Karen flew away from this life as soon as she could. What was in store for her was life as a desperate housewife. The tragic example of her mother was something she wanted to avoid for herself. She came to Paris to study the language. She wanted to sing. She enrolled at the Ecole Normale de Musique as a soprano, got excellent notice for her singing, won a prize. She was also designing jewels. At last she was living this romantic life she had been dreaming about. A stunning beauty herself, she was quickly discovered by fashion houses and started to model for the likes of Givenchy or Dior.
She fell in love. The family would not hear of it, threatened to disown her. The young man was a burning meteor and it all ended tragically.
I can only guess that that was the turning point for her. She may have lost her voice by then. Maybe she was haunted by the memory of her mother and was realizing now how much she was losing as she got closer to her true self. When I met her, she was pushed by her partner to get back to her old dream. That also meant that she had to relive the trauma and try to walk past it. I saw it all, and can but bow down to her courage and the faith she kept for herself. Watching her also gave me lots of strength.
At first Karen only wanted to build up a repertoire of old standards by Cole Porter or Gerswhin and sing in some classy venues. She found me through her dentist. He knew lots of artists and musicians. One of them was a friend and the connection was done. He was given three names. « What could a Vietnamese guy know about Cole Porter and Gershwin », she asked herself. What she didn’t know was that I had been exposed to this music since my childhood. My mother had lived in London for ten years and she would often play records by Ella Fitzgerald and Frank Sinatra or let me watch all these glorious Hollywood musicals. These tunes were more familiar to me than any Jacques Brel or Juliette Gréco songs. But how could she have guessed anyway? She called me one day enquiring about my experience. She spoke with a heavy American accent. But that hardly gave me a hint of who was to appear at the Café de Flore where we were supposed to meet up on our first appointment. Her first appearance was simply stunning. Everyone looked dull next to her. She was glamorous, a film star without the films. The French have this innate elegance, they are stylish and dress tastefully. Karen is a head turner wherever she goes. It’s not only because of her beauty. She’s certainly one of the kindest person I know. Someone once said, rather cynically that she was too positive and he couldn’t bear that.

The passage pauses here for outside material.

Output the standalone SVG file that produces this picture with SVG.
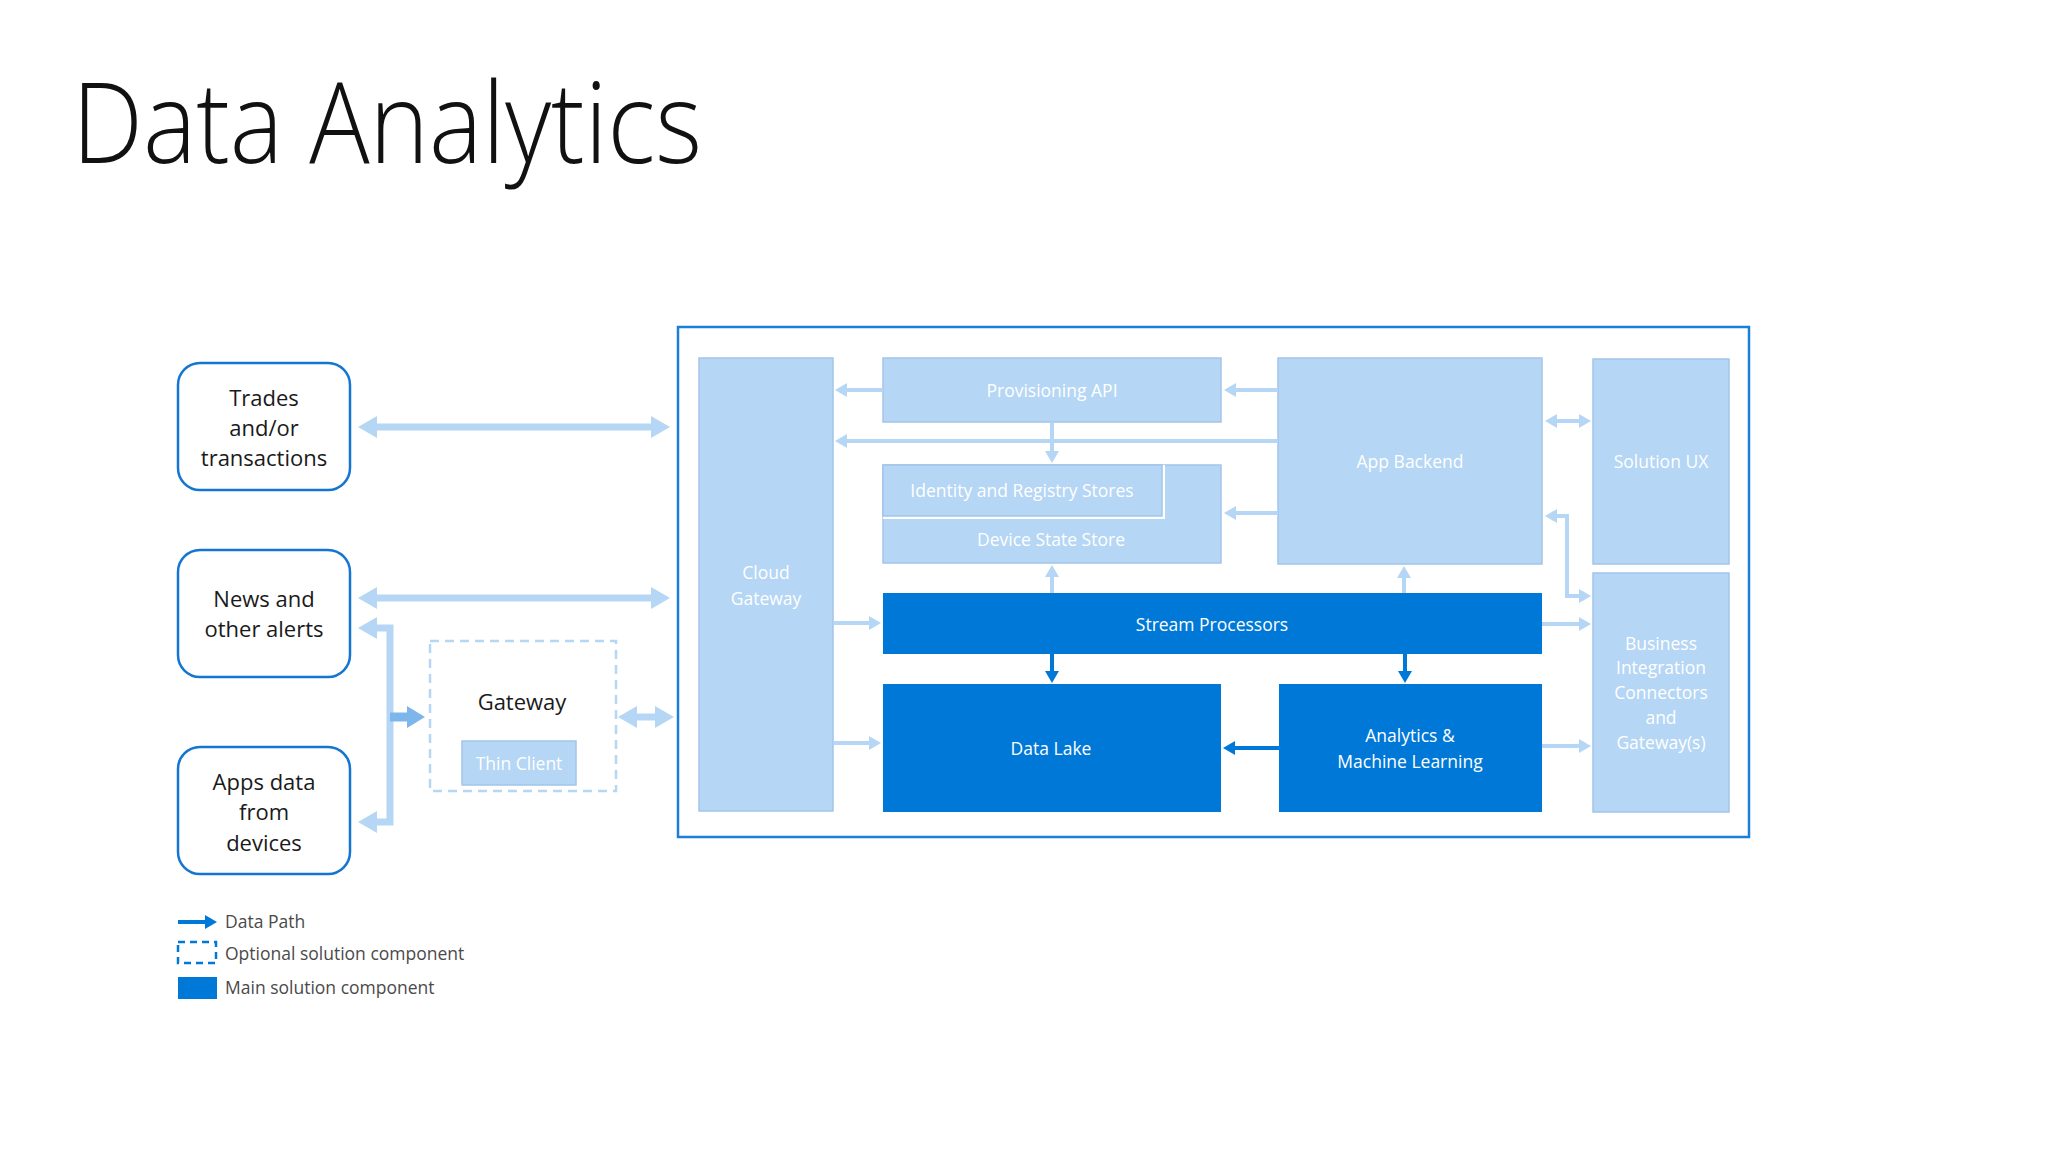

I worked as her vocal coach for a few years, tried to help build a repertoire. She moved from jazz standards to Tom Waits, before starting writing her own songs. When she showed me her first texts, I immediately a great talent. As a singer, she struggled a lot. Each time she had to sing, her psychological blockage would put her in a state of near paralysis. Many other vocal coaches followed, although her problems had nothing to do with technique. But she kept on going and braved her deepest fears, gave concerts, studied with more than one vocal coach. However I encouraged her to hone her talents as songwriter, in spite of her resistances. She didn’t mind expressing her creativity through writing, but she wanted to find acknowledgement as a singer. That dilemma was more hers than mine to solve. I only kept on supporting this new side of her creativity and wrote a handful of songs for her.
She came to Chicago a couple of times to work with a friend of hers, Keithan, whose claim to fame was to have featured in Michael Jackson’s Thriller video and sung backing vocals on Madonna’s True Blue album - albeit on one song only, White Heat. These credentials didn’t help when it came to direct Karen and arrange the songs. The result sounded like uninspiring demos taken from the vault of some obscure recording studios of the 80’s. There was nothing left from what I had written. All the melodic lines had been changed to suit Karen’s voice, Keithan said. Even from that perspective, it was downright embarrassing.
Maybe I was being unmindful when I accepted the job. I knew I could improve the songs musically, but was less certain regarding her vocal prowess.
A challenge is always good to take. The first days were spent in refashioning the existing songs. To my greatest surprise, I unearthed very good musical stems out of this mess. Once again, the motto ‘Less is More’ shone brightly above our heads. The songs badly needed some heavy tweaking.
For the new songs, I made a point I writing very simple melodies that would suit Karen’s limited range. At the end of our two weeks of labour, headache, fun, exhaustion and full enjoyment, Karen was coming home with eight songs, including four brand new ones. Her confidence was boosted, she had reached a new level. Not yet Maria Callas, but a positive improvement indeed. Among the songs, a little gem called Pages. It was no longer about Karen trying to prove anything. It was simply a beautiful and moving song.